## CHALLENGE:
Extract only the lines running from the top of the entries to the line that holds "length=3.5, width=0.8, color='black')". Include that line and omit the pictures.

A run of records:
** Start **
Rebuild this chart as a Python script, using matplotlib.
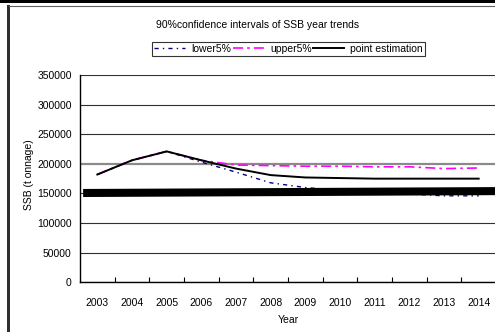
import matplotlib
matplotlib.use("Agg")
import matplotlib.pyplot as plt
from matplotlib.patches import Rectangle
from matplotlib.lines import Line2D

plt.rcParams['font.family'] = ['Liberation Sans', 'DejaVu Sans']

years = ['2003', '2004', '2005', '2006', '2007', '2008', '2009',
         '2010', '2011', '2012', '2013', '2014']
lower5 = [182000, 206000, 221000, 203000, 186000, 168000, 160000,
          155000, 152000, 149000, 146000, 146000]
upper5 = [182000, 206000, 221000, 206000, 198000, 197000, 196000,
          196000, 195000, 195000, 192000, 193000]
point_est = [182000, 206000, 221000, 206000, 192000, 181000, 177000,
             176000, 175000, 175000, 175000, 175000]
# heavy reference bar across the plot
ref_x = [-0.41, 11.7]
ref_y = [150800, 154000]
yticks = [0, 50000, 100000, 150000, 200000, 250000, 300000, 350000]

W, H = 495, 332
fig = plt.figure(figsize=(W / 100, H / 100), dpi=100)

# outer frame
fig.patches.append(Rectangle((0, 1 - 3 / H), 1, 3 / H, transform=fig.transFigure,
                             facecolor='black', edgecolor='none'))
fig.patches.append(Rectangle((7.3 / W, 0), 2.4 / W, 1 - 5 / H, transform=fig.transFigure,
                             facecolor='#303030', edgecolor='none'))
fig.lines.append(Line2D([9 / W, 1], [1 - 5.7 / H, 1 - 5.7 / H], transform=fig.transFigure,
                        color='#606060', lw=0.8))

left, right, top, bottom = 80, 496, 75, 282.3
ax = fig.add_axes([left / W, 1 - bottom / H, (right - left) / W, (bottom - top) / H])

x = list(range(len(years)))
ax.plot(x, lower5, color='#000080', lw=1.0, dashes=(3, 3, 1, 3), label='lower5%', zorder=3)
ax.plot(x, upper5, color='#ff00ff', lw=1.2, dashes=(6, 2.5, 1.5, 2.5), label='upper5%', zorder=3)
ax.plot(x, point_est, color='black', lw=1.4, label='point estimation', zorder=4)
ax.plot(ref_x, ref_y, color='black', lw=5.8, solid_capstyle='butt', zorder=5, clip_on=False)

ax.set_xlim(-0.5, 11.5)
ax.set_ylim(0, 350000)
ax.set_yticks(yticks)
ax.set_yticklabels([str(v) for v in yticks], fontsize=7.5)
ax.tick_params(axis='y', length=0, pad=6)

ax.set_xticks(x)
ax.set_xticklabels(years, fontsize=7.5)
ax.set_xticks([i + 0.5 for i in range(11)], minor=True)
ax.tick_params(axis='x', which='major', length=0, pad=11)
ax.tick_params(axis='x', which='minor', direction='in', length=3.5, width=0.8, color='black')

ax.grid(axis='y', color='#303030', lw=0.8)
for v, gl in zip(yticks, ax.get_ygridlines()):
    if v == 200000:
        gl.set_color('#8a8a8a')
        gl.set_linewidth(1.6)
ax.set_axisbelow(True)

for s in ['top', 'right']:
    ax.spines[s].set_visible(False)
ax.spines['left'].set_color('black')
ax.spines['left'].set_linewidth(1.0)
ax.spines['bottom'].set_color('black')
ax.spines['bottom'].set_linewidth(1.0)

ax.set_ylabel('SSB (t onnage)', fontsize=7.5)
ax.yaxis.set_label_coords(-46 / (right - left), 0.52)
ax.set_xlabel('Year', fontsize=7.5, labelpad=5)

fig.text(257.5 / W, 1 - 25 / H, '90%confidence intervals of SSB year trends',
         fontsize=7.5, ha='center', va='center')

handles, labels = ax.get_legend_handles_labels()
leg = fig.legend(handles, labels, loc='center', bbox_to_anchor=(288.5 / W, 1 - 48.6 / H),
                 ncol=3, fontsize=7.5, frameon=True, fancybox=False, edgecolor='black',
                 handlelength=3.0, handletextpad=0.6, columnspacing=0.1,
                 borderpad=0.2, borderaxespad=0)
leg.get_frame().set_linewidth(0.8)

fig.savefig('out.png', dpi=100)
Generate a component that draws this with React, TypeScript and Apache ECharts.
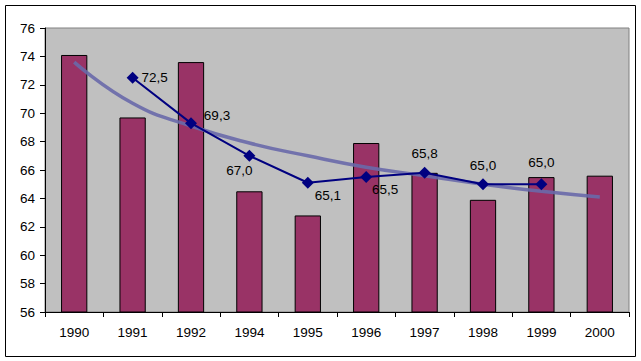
** End **
## SOLUTION FOR THIS TASK:
Rebuild this chart as a Python script, using matplotlib.
import matplotlib
matplotlib.use("Agg")
import matplotlib.pyplot as plt
from matplotlib.patches import Rectangle
from matplotlib.lines import Line2D

plt.rcParams['font.family'] = ['Liberation Sans', 'DejaVu Sans']

years = ['2003', '2004', '2005', '2006', '2007', '2008', '2009',
         '2010', '2011', '2012', '2013', '2014']
lower5 = [182000, 206000, 221000, 203000, 186000, 168000, 160000,
          155000, 152000, 149000, 146000, 146000]
upper5 = [182000, 206000, 221000, 206000, 198000, 197000, 196000,
          196000, 195000, 195000, 192000, 193000]
point_est = [182000, 206000, 221000, 206000, 192000, 181000, 177000,
             176000, 175000, 175000, 175000, 175000]
# heavy reference bar across the plot
ref_x = [-0.41, 11.7]
ref_y = [150800, 154000]
yticks = [0, 50000, 100000, 150000, 200000, 250000, 300000, 350000]

W, H = 495, 332
fig = plt.figure(figsize=(W / 100, H / 100), dpi=100)

# outer frame
fig.patches.append(Rectangle((0, 1 - 3 / H), 1, 3 / H, transform=fig.transFigure,
                             facecolor='black', edgecolor='none'))
fig.patches.append(Rectangle((7.3 / W, 0), 2.4 / W, 1 - 5 / H, transform=fig.transFigure,
                             facecolor='#303030', edgecolor='none'))
fig.lines.append(Line2D([9 / W, 1], [1 - 5.7 / H, 1 - 5.7 / H], transform=fig.transFigure,
                        color='#606060', lw=0.8))

left, right, top, bottom = 80, 496, 75, 282.3
ax = fig.add_axes([left / W, 1 - bottom / H, (right - left) / W, (bottom - top) / H])

x = list(range(len(years)))
ax.plot(x, lower5, color='#000080', lw=1.0, dashes=(3, 3, 1, 3), label='lower5%', zorder=3)
ax.plot(x, upper5, color='#ff00ff', lw=1.2, dashes=(6, 2.5, 1.5, 2.5), label='upper5%', zorder=3)
ax.plot(x, point_est, color='black', lw=1.4, label='point estimation', zorder=4)
ax.plot(ref_x, ref_y, color='black', lw=5.8, solid_capstyle='butt', zorder=5, clip_on=False)

ax.set_xlim(-0.5, 11.5)
ax.set_ylim(0, 350000)
ax.set_yticks(yticks)
ax.set_yticklabels([str(v) for v in yticks], fontsize=7.5)
ax.tick_params(axis='y', length=0, pad=6)

ax.set_xticks(x)
ax.set_xticklabels(years, fontsize=7.5)
ax.set_xticks([i + 0.5 for i in range(11)], minor=True)
ax.tick_params(axis='x', which='major', length=0, pad=11)
ax.tick_params(axis='x', which='minor', direction='in', length=3.5, width=0.8, color='black')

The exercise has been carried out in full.